• _PROBLEM TO WORK ON_: Write out the data again in full, exactly as it reads.

- - -

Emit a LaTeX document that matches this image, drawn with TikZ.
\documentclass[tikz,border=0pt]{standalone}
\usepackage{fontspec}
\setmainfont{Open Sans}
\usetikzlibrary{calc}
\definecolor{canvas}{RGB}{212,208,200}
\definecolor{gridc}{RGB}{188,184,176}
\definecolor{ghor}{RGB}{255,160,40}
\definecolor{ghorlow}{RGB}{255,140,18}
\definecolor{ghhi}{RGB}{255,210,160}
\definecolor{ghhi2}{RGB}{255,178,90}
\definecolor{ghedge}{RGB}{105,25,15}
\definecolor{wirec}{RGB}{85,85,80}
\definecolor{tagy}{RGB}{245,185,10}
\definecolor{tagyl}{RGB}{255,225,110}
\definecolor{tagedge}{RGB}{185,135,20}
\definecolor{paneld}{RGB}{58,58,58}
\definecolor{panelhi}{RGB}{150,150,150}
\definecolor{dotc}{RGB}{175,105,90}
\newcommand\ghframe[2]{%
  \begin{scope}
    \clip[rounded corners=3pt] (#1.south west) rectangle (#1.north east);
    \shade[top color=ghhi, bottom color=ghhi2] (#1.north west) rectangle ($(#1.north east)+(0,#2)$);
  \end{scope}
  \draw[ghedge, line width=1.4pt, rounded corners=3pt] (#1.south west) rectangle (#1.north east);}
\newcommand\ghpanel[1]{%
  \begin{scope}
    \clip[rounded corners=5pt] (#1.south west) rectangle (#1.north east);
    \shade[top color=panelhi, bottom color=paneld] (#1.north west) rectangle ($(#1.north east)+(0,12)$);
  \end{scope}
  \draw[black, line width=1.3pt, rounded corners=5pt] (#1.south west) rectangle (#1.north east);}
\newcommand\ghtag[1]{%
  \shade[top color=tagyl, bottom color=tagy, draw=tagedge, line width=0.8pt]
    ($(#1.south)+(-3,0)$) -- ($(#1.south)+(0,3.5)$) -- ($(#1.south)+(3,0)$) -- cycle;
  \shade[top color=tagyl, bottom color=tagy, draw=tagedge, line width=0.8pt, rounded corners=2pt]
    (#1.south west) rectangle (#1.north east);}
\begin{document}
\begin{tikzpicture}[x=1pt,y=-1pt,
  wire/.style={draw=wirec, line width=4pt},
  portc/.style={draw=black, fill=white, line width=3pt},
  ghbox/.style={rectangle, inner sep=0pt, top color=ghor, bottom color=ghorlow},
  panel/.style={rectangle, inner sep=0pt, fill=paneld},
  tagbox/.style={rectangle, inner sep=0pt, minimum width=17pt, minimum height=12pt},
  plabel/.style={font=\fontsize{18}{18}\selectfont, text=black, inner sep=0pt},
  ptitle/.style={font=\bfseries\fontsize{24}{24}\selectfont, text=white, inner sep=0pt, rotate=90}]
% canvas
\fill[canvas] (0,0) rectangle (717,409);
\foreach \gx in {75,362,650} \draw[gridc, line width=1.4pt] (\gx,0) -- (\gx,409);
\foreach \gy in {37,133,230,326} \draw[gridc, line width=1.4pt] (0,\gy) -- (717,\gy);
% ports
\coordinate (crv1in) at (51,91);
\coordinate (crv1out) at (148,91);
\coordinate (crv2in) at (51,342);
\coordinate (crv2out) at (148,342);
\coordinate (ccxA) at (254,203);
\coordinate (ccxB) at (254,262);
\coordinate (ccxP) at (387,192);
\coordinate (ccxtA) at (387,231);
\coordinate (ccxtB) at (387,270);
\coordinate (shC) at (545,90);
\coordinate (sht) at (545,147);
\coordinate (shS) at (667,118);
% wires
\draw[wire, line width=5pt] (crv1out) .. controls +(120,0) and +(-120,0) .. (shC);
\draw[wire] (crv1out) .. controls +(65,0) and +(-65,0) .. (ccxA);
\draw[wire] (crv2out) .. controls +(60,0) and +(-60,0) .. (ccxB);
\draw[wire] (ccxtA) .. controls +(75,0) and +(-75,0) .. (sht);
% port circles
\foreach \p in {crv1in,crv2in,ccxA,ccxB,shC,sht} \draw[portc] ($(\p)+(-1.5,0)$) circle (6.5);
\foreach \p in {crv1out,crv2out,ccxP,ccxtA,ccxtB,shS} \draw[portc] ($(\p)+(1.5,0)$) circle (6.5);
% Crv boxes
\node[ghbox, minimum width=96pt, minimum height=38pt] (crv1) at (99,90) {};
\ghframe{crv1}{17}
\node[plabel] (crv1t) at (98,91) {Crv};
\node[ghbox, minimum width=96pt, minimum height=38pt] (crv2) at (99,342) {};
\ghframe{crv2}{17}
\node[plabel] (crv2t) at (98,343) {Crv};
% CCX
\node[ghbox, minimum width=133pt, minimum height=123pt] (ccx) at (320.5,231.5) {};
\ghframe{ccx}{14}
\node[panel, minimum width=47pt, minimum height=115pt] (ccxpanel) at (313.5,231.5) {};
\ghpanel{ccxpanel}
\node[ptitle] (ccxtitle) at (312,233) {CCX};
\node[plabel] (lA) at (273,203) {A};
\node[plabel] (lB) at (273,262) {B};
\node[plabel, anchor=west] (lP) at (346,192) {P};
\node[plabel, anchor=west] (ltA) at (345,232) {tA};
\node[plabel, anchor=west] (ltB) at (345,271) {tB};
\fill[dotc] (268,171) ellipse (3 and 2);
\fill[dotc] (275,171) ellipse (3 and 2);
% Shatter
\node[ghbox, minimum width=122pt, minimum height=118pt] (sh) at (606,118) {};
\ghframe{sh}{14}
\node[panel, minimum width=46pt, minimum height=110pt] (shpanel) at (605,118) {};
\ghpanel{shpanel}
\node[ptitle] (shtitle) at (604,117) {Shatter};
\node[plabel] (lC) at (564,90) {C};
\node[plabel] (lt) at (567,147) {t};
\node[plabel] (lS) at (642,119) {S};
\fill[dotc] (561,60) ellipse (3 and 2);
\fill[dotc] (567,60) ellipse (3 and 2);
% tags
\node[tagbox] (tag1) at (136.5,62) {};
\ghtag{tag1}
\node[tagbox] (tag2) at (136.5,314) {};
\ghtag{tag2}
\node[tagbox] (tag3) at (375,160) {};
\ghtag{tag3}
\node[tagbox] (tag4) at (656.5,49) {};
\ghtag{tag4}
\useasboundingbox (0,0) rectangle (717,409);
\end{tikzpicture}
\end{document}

- - -

• _FULL OUTPUT_:
Emit a LaTeX document that matches this image, drawn with TikZ.
\documentclass[tikz,border=0pt]{standalone}
\usepackage{fontspec}
\setmainfont{Open Sans}
\usetikzlibrary{calc}
\definecolor{canvas}{RGB}{212,208,200}
\definecolor{gridc}{RGB}{188,184,176}
\definecolor{ghor}{RGB}{255,160,40}
\definecolor{ghorlow}{RGB}{255,140,18}
\definecolor{ghhi}{RGB}{255,210,160}
\definecolor{ghhi2}{RGB}{255,178,90}
\definecolor{ghedge}{RGB}{105,25,15}
\definecolor{wirec}{RGB}{85,85,80}
\definecolor{tagy}{RGB}{245,185,10}
\definecolor{tagyl}{RGB}{255,225,110}
\definecolor{tagedge}{RGB}{185,135,20}
\definecolor{paneld}{RGB}{58,58,58}
\definecolor{panelhi}{RGB}{150,150,150}
\definecolor{dotc}{RGB}{175,105,90}
\newcommand\ghframe[2]{%
  \begin{scope}
    \clip[rounded corners=3pt] (#1.south west) rectangle (#1.north east);
    \shade[top color=ghhi, bottom color=ghhi2] (#1.north west) rectangle ($(#1.north east)+(0,#2)$);
  \end{scope}
  \draw[ghedge, line width=1.4pt, rounded corners=3pt] (#1.south west) rectangle (#1.north east);}
\newcommand\ghpanel[1]{%
  \begin{scope}
    \clip[rounded corners=5pt] (#1.south west) rectangle (#1.north east);
    \shade[top color=panelhi, bottom color=paneld] (#1.north west) rectangle ($(#1.north east)+(0,12)$);
  \end{scope}
  \draw[black, line width=1.3pt, rounded corners=5pt] (#1.south west) rectangle (#1.north east);}
\newcommand\ghtag[1]{%
  \shade[top color=tagyl, bottom color=tagy, draw=tagedge, line width=0.8pt]
    ($(#1.south)+(-3,0)$) -- ($(#1.south)+(0,3.5)$) -- ($(#1.south)+(3,0)$) -- cycle;
  \shade[top color=tagyl, bottom color=tagy, draw=tagedge, line width=0.8pt, rounded corners=2pt]
    (#1.south west) rectangle (#1.north east);}
\begin{document}
\begin{tikzpicture}[x=1pt,y=-1pt,
  wire/.style={draw=wirec, line width=4pt},
  portc/.style={draw=black, fill=white, line width=3pt},
  ghbox/.style={rectangle, inner sep=0pt, top color=ghor, bottom color=ghorlow},
  panel/.style={rectangle, inner sep=0pt, fill=paneld},
  tagbox/.style={rectangle, inner sep=0pt, minimum width=17pt, minimum height=12pt},
  plabel/.style={font=\fontsize{18}{18}\selectfont, text=black, inner sep=0pt},
  ptitle/.style={font=\bfseries\fontsize{24}{24}\selectfont, text=white, inner sep=0pt, rotate=90}]
% canvas
\fill[canvas] (0,0) rectangle (717,409);
\foreach \gx in {75,362,650} \draw[gridc, line width=1.4pt] (\gx,0) -- (\gx,409);
\foreach \gy in {37,133,230,326} \draw[gridc, line width=1.4pt] (0,\gy) -- (717,\gy);
% ports
\coordinate (crv1in) at (51,91);
\coordinate (crv1out) at (148,91);
\coordinate (crv2in) at (51,342);
\coordinate (crv2out) at (148,342);
\coordinate (ccxA) at (254,203);
\coordinate (ccxB) at (254,262);
\coordinate (ccxP) at (387,192);
\coordinate (ccxtA) at (387,231);
\coordinate (ccxtB) at (387,270);
\coordinate (shC) at (545,90);
\coordinate (sht) at (545,147);
\coordinate (shS) at (667,118);
% wires
\draw[wire, line width=5pt] (crv1out) .. controls +(120,0) and +(-120,0) .. (shC);
\draw[wire] (crv1out) .. controls +(65,0) and +(-65,0) .. (ccxA);
\draw[wire] (crv2out) .. controls +(60,0) and +(-60,0) .. (ccxB);
\draw[wire] (ccxtA) .. controls +(75,0) and +(-75,0) .. (sht);
% port circles
\foreach \p in {crv1in,crv2in,ccxA,ccxB,shC,sht} \draw[portc] ($(\p)+(-1.5,0)$) circle (6.5);
\foreach \p in {crv1out,crv2out,ccxP,ccxtA,ccxtB,shS} \draw[portc] ($(\p)+(1.5,0)$) circle (6.5);
% Crv boxes
\node[ghbox, minimum width=96pt, minimum height=38pt] (crv1) at (99,90) {};
\ghframe{crv1}{17}
\node[plabel] (crv1t) at (98,91) {Crv};
\node[ghbox, minimum width=96pt, minimum height=38pt] (crv2) at (99,342) {};
\ghframe{crv2}{17}
\node[plabel] (crv2t) at (98,343) {Crv};
% CCX
\node[ghbox, minimum width=133pt, minimum height=123pt] (ccx) at (320.5,231.5) {};
\ghframe{ccx}{14}
\node[panel, minimum width=47pt, minimum height=115pt] (ccxpanel) at (313.5,231.5) {};
\ghpanel{ccxpanel}
\node[ptitle] (ccxtitle) at (312,233) {CCX};
\node[plabel] (lA) at (273,203) {A};
\node[plabel] (lB) at (273,262) {B};
\node[plabel, anchor=west] (lP) at (346,192) {P};
\node[plabel, anchor=west] (ltA) at (345,232) {tA};
\node[plabel, anchor=west] (ltB) at (345,271) {tB};
\fill[dotc] (268,171) ellipse (3 and 2);
\fill[dotc] (275,171) ellipse (3 and 2);
% Shatter
\node[ghbox, minimum width=122pt, minimum height=118pt] (sh) at (606,118) {};
\ghframe{sh}{14}
\node[panel, minimum width=46pt, minimum height=110pt] (shpanel) at (605,118) {};
\ghpanel{shpanel}
\node[ptitle] (shtitle) at (604,117) {Shatter};
\node[plabel] (lC) at (564,90) {C};
\node[plabel] (lt) at (567,147) {t};
\node[plabel] (lS) at (642,119) {S};
\fill[dotc] (561,60) ellipse (3 and 2);
\fill[dotc] (567,60) ellipse (3 and 2);
% tags
\node[tagbox] (tag1) at (136.5,62) {};
\ghtag{tag1}
\node[tagbox] (tag2) at (136.5,314) {};
\ghtag{tag2}
\node[tagbox] (tag3) at (375,160) {};
\ghtag{tag3}
\node[tagbox] (tag4) at (656.5,49) {};
\ghtag{tag4}
\useasboundingbox (0,0) rectangle (717,409);
\end{tikzpicture}
\end{document}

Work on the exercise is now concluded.